Why Inference Time Matters
Conversation Quality
Fast inference enables:
- Natural conversation flow
- No awkward pauses
- Quick acknowledgments
- Responsive interaction
Total Latency Budget
Inference is one component:
- Audio capture and transmission
- Inference (processing)
- Response generation
- Audio playback
If inference is slow, total latency can’t be fast.
Customer Experience
Slow inference causes:
- Perception of “thinking”
- Uncertainty about understanding
- Temptation to repeat
- Frustration with delays
throughput Impact
Across many orders:
- Milliseconds multiply
- Peak hour pressure
- Service time effects
- Capacity implications
Components of Inference Time
Speech Recognition Inference
Converting audio to text:
- Acoustic model processing
- Language model application
- Text generation
- Confidence scoring
Natural Language Understanding
Understanding meaning:
- Intent classification
- Entity extraction
- Context integration
- Disambiguation
Response Generation
Determining output:
- Response selection
- Template population
- Dynamic content
- Speech synthesis preparation
Total Inference
“`
Speech Recognition + NLU + Response Generation = Total Inference Time
“`
Typical breakdown:
- Speech recognition: 100-200ms
- NLU processing: 50-100ms
- Response generation: 50-100ms
- Total: 200-400ms typical
Factors Affecting Inference Time
Model Architecture
Model size:
- Larger models = more computation
- More parameters = more processing
- Accuracy vs. speed tradeoff
- Optimization matters
Model type:
- Transformer models: powerful but compute-intensive
- Optimized architectures: designed for speed
- Specialized models: purpose-built for task
Hardware
Processing power:
- CPU vs. GPU inference
- Dedicated AI accelerators
- Edge vs. cloud compute
- Memory bandwidth
Location:
- On-premise: lower latency
- Cloud: more power, network delay
- Hybrid: balance of both
Input Characteristics
Audio quality:
- Clear audio: faster processing
- Noisy audio: more computation
- Multiple speakers: added complexity
Utterance length:
- Longer speech: more processing
- Complex orders: more understanding
- Simple requests: faster inference
Inference Time Benchmarks
Performance Targets
| Component | Target | Acceptable |
|———–|——–|————|
| Speech recognition | <150ms | <250ms |
| NLU | <75ms | <125ms |
| Response generation | <75ms | <125ms |
| Total inference | <300ms | <500ms |
Real-World Performance
| Performance | Total Inference | Experience |
|————-|—————–|————|
| Excellent | <200ms | Imperceptible |
| Good | 200-300ms | Natural |
| Acceptable | 300-500ms | Slight pause |
| Slow | 500-750ms | Noticeable |
| Poor | >750ms | Conversation disruption |
Optimizing Inference Time
Model Optimization
Techniques:
- Model quantization (smaller precision)
- Model pruning (remove unnecessary weights)

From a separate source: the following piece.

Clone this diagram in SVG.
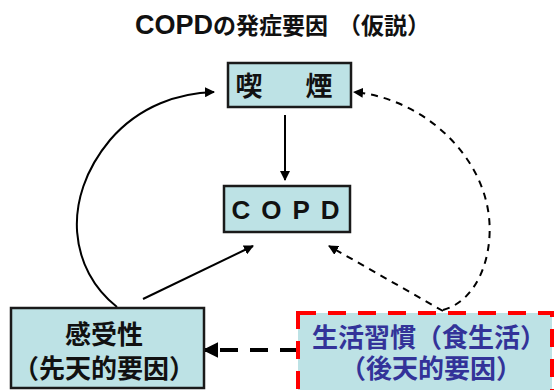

- Knowledge distillation (smaller model from larger)
- Architecture optimization
Tradeoffs:
- Speed vs. accuracy balance
- Resource requirements
- Maintenance complexity
- Deployment considerations
Hardware Optimization
Approaches:
- GPU acceleration
- AI-specific chips (TPU, NPU)
- Edge deployment
- Efficient memory usage
System Design
Architecture choices:
- Streaming processing (start before input complete)
- Pipelining (overlap stages)
- Caching (reuse common computations)
- Batching (where applicable)
Inference in Different Architectures
Cloud-Based Inference
Characteristics:
- Powerful compute available
- Network latency added
- Scalable resources
- Consistent capability
Inference time considerations:
- Raw inference fast
- Network adds 50-150ms
- Total still manageable
- Regional deployment helps
Edge Inference
Characteristics:
- Processing at restaurant
- No network delay
- Limited compute power
- Hardware constraints
Inference time considerations:
- No network overhead
- May need smaller models
- Hardware costs
- Maintenance needs
Hybrid Inference
Characteristics:
- Split processing
- Critical path on edge
- Heavy lifting in cloud
- Optimized overall
Inference time considerations:
- Best latency profile
- Complex architecture
- More components
- Balance of factors
Inference Time vs. Related Concepts
Latency
- Latency: total end-to-end delay
- Inference: just AI processing portion
- Inference contributes to latency
- Other factors also matter
Response Time
- Response time: when user perceives response
- Includes inference
- Plus audio playback time
- User-facing metric
Throughput
- How many inferences per second
- Related but different from inference time
- System capacity measure
- Matters for scale
Measuring Inference Time
Instrumentation
Timestamp points:
- Input received
- Each processing stage complete
- Output ready
Metrics to track:
- P50 (median) inference time
- P95 (95th percentile)
- P99 (worst common case)
- Max inference time
Monitoring
Ongoing tracking:
- Real-time dashboards
- Alert thresholds
- Trend analysis
- Degradation detection
Benchmarking
Regular assessment:
- Performance testing
- Load testing
- Regression detection
- Optimization validation
Common Misconceptions About Inference Time
Misconception: “Inference time is fixed by the AI model.”
Reality: Inference time depends on model architecture, optimization, hardware, and system design. The same conceptual capability can be achieved with very different inference times through proper engineering.
Misconception: “Faster models are always less accurate.”
Reality: While there’s a general tradeoff, optimized models can achieve fast inference without significant accuracy loss. Purpose-built models for specific tasks (like drive-thru ordering) can be both fast and accurate.
Misconception: “Cloud AI is always too slow due to inference time.”
Reality: Cloud inference can be very fast with proper optimization. The delay people notice is often network latency, not inference time. Modern cloud architectures achieve sub-300ms inference routinely.